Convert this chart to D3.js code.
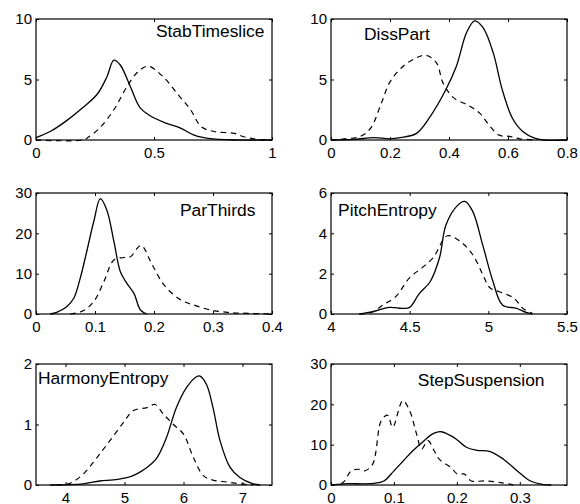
<!DOCTYPE html>
<html><head><meta charset="utf-8">
<script src="https://cdn.jsdelivr.net/npm/d3@7"></script>
<style>
body{margin:0;background:#fff;}
text{font-family:"Liberation Sans",Arial,Helvetica,sans-serif;fill:#000;}
</style></head>
<body><svg id="c" width="580" height="504"></svg>
<script>
// ---- data ----
const titles = ["StabTimeslice","DissPart","ParThirds","PitchEntropy","HarmonyEntropy","StepSuspension"];
const xDomains = [[0,1],[0,0.8],[0,0.4],[4,5.5],[3.5,7.5],[0,0.375]];
const yDomains = [[0,10],[0,10],[0,30],[0,6],[0,2],[0,30]];
const xTicks = [[0,0.5,1],[0,0.2,0.4,0.6,0.8],[0,0.1,0.2,0.3,0.4],[4,4.5,5,5.5],[4,5,6,7],[0,0.1,0.2,0.3]];
const yTicks = [[0,5,10],[0,5,10],[0,10,20,30],[0,2,4,6],[0,1,2],[0,10,20,30]];
// title anchor (left, baseline) in data units
const titleX = [0.508,0.112,0.244,4.045,3.534,0.138];
const titleY = [8.5,8.26,24.3,4.86,1.67,24.5];

const stabSolid = [[0,0.2],[0.06,0.7],[0.13,1.6],[0.2,2.7],[0.26,3.8],[0.30,5.2],[0.33,6.6],[0.357,6.2],[0.40,4.4],[0.44,2.7],[0.48,2.05],[0.55,1.4],[0.61,1.0],[0.67,0.4],[0.73,0.14],[0.84,0],[1,0]];
const stabDash = [[0,0],[0.2,0],[0.22,0.2],[0.27,1.0],[0.33,2.5],[0.385,4.4],[0.43,5.6],[0.475,6.1],[0.54,5.2],[0.60,3.8],[0.655,2.5],[0.70,1.1],[0.755,0.7],[0.84,0.55],[0.88,0.27],[0.94,0.05],[1,0]];

const dissSolid = [[0,0],[0.08,0.05],[0.145,0.2],[0.2,0.1],[0.235,0.2],[0.29,0.55],[0.335,1.9],[0.39,4.2],[0.425,6.1],[0.46,8.9],[0.487,9.85],[0.515,9.3],[0.55,7.2],[0.58,4.2],[0.615,1.8],[0.65,0.7],[0.69,0.15],[0.72,0],[0.8,0]];
const dissDash = [[0,0],[0.045,0.1],[0.1,0.3],[0.135,1.0],[0.17,3.0],[0.2,4.8],[0.245,6.1],[0.29,6.8],[0.322,7.0],[0.357,6.4],[0.38,4.7],[0.415,3.5],[0.47,2.8],[0.505,2.2],[0.535,1.25],[0.57,0.4],[0.605,0.3],[0.64,0.1],[0.7,0]];

const parSolid = [[0.024,0],[0.035,0.4],[0.052,1.8],[0.064,3.9],[0.075,8.9],[0.086,15.5],[0.098,23],[0.109,28.6],[0.12,25.8],[0.132,18],[0.143,10.5],[0.154,7.6],[0.166,5.1],[0.177,1.0],[0.188,0]];
const parDash = [[0.058,0],[0.08,0.8],[0.098,3.1],[0.115,8],[0.132,13.4],[0.149,14],[0.16,14.2],[0.178,17],[0.197,12.2],[0.217,7.2],[0.245,3.5],[0.268,2.2],[0.296,1.0],[0.325,0.4],[0.36,0.15],[0.4,0]];

const pitchSolid = [[4.18,0],[4.265,0.12],[4.37,0.33],[4.455,0.28],[4.5,0.33],[4.56,1.0],[4.63,1.6],[4.69,2.8],[4.73,4.4],[4.8,5.35],[4.85,5.58],[4.9,5.1],[4.965,3.4],[5.03,1.6],[5.09,0.45],[5.18,0.28],[5.24,0.08],[5.28,0]];
const pitchDash = [[4.18,0],[4.265,0.1],[4.33,0.45],[4.41,0.85],[4.5,1.8],[4.58,2.3],[4.65,2.8],[4.74,3.88],[4.82,3.6],[4.9,2.95],[4.965,1.95],[5.01,1.3],[5.07,1.1],[5.16,0.8],[5.22,0.28],[5.28,0.03]];

const harmSolid = [[3.74,0],[4.3,0.02],[4.58,0.066],[4.81,0.083],[5.04,0.12],[5.2,0.18],[5.38,0.29],[5.55,0.45],[5.71,0.78],[5.88,1.28],[6.05,1.61],[6.22,1.79],[6.28,1.8],[6.39,1.66],[6.5,1.28],[6.62,0.73],[6.79,0.29],[6.96,0.12],[7.18,0.02],[7.3,0]];
const harmDash = [[3.85,0],[4.08,0.03],[4.3,0.18],[4.53,0.45],[4.75,0.73],[4.98,1.03],[5.15,1.23],[5.38,1.28],[5.52,1.33],[5.66,1.17],[5.83,1.0],[6.0,0.84],[6.17,0.45],[6.34,0.15],[6.5,0.08],[6.73,0.05],[6.96,0.02],[7.18,0]];

const stepSolid = [[0,0],[0.02,0.3],[0.068,0.4],[0.084,1.0],[0.1,3.5],[0.115,6],[0.13,8.5],[0.148,11],[0.163,12.8],[0.175,13.2],[0.195,11.8],[0.216,9.3],[0.232,8.6],[0.253,8.3],[0.274,6.4],[0.296,3.5],[0.317,1.0],[0.338,0.1],[0.35,0]];
const stepDash = [[0,0],[0.019,0.6],[0.032,3.5],[0.043,3.9],[0.053,3.5],[0.066,5.1],[0.08,16],[0.09,17.3],[0.098,14.3],[0.114,20.9],[0.125,18.4],[0.136,12.6],[0.144,8.9],[0.154,11],[0.164,8.5],[0.172,6.4],[0.191,4.3],[0.201,2.7],[0.212,2.7],[0.223,1.0],[0.244,1.0],[0.27,0.6],[0.29,0]];

const solidSeries = [stabSolid,dissSolid,parSolid,pitchSolid,harmSolid,stepSolid];
const dashSeries = [stabDash,dissDash,parDash,pitchDash,harmDash,stepDash];

// ---- layout ----
const colX = [36,331], rowY = [19,193,364], pw = 236, ph = 121;
const svg = d3.select("#c");

titles.forEach((t,i)=>{
  const col = i%2, row = Math.floor(i/2);
  const g = svg.append("g").attr("transform",`translate(${colX[col]},${rowY[row]})`);
  const x = d3.scaleLinear().domain(xDomains[i]).range([0,pw]);
  const y = d3.scaleLinear().domain(yDomains[i]).range([ph,0]);
  const line = d3.line().x(d=>x(d[0])).y(d=>Math.min(ph, y(d[1]))).curve(d3.curveCatmullRom.alpha(0.5));

  g.append("path").datum(dashSeries[i]).attr("d",line).attr("fill","none")
    .attr("stroke","#000").attr("stroke-width",1.2).attr("stroke-dasharray","5.5,4.5");
  g.append("path").datum(solidSeries[i]).attr("d",line).attr("fill","none")
    .attr("stroke","#000").attr("stroke-width",1.3);

  const fmt = d3.format("~g");
  const ax = (a)=>a.tickSizeInner(-3).tickSizeOuter(0).tickFormat(fmt);
  const bottom = g.append("g").attr("transform",`translate(0,${ph})`)
    .call(ax(d3.axisBottom(x).tickValues(xTicks[i])).tickPadding(7));
  const top = g.append("g").call(ax(d3.axisTop(x).tickValues(xTicks[i])));
  top.selectAll("text").remove();
  const left = g.append("g").call(ax(d3.axisLeft(y).tickValues(yTicks[i])).tickPadding(4));
  const right = g.append("g").attr("transform",`translate(${pw},0)`).call(ax(d3.axisRight(y).tickValues(yTicks[i])));
  right.selectAll("text").remove();
  [bottom,top,left,right].forEach(a=>{
    a.select(".domain").remove();
    a.selectAll("line").attr("stroke","#000");
    a.selectAll("text").attr("font-size",15).attr("font-family","Liberation Sans, Arial, sans-serif").attr("fill","#000");
  });
  g.append("rect").attr("width",pw).attr("height",ph).attr("fill","none").attr("stroke","#000").attr("stroke-width",1.2);

  g.append("text").attr("x",x(titleX[i])).attr("y",y(titleY[i])).attr("font-size",17.4).text(t);
});
</script></body></html>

WHAT YOU NEED TO DO: Up to and including the line with "const titleY = [8.5,8.26,24.3,4.86,1.67,24.5];", copy the data above from its first line. Skip pictures.

EXERCISE OUTPUT:
Convert this chart to D3.js code.
<!DOCTYPE html>
<html><head><meta charset="utf-8">
<script src="https://cdn.jsdelivr.net/npm/d3@7"></script>
<style>
body{margin:0;background:#fff;}
text{font-family:"Liberation Sans",Arial,Helvetica,sans-serif;fill:#000;}
</style></head>
<body><svg id="c" width="580" height="504"></svg>
<script>
// ---- data ----
const titles = ["StabTimeslice","DissPart","ParThirds","PitchEntropy","HarmonyEntropy","StepSuspension"];
const xDomains = [[0,1],[0,0.8],[0,0.4],[4,5.5],[3.5,7.5],[0,0.375]];
const yDomains = [[0,10],[0,10],[0,30],[0,6],[0,2],[0,30]];
const xTicks = [[0,0.5,1],[0,0.2,0.4,0.6,0.8],[0,0.1,0.2,0.3,0.4],[4,4.5,5,5.5],[4,5,6,7],[0,0.1,0.2,0.3]];
const yTicks = [[0,5,10],[0,5,10],[0,10,20,30],[0,2,4,6],[0,1,2],[0,10,20,30]];
// title anchor (left, baseline) in data units
const titleX = [0.508,0.112,0.244,4.045,3.534,0.138];
const titleY = [8.5,8.26,24.3,4.86,1.67,24.5];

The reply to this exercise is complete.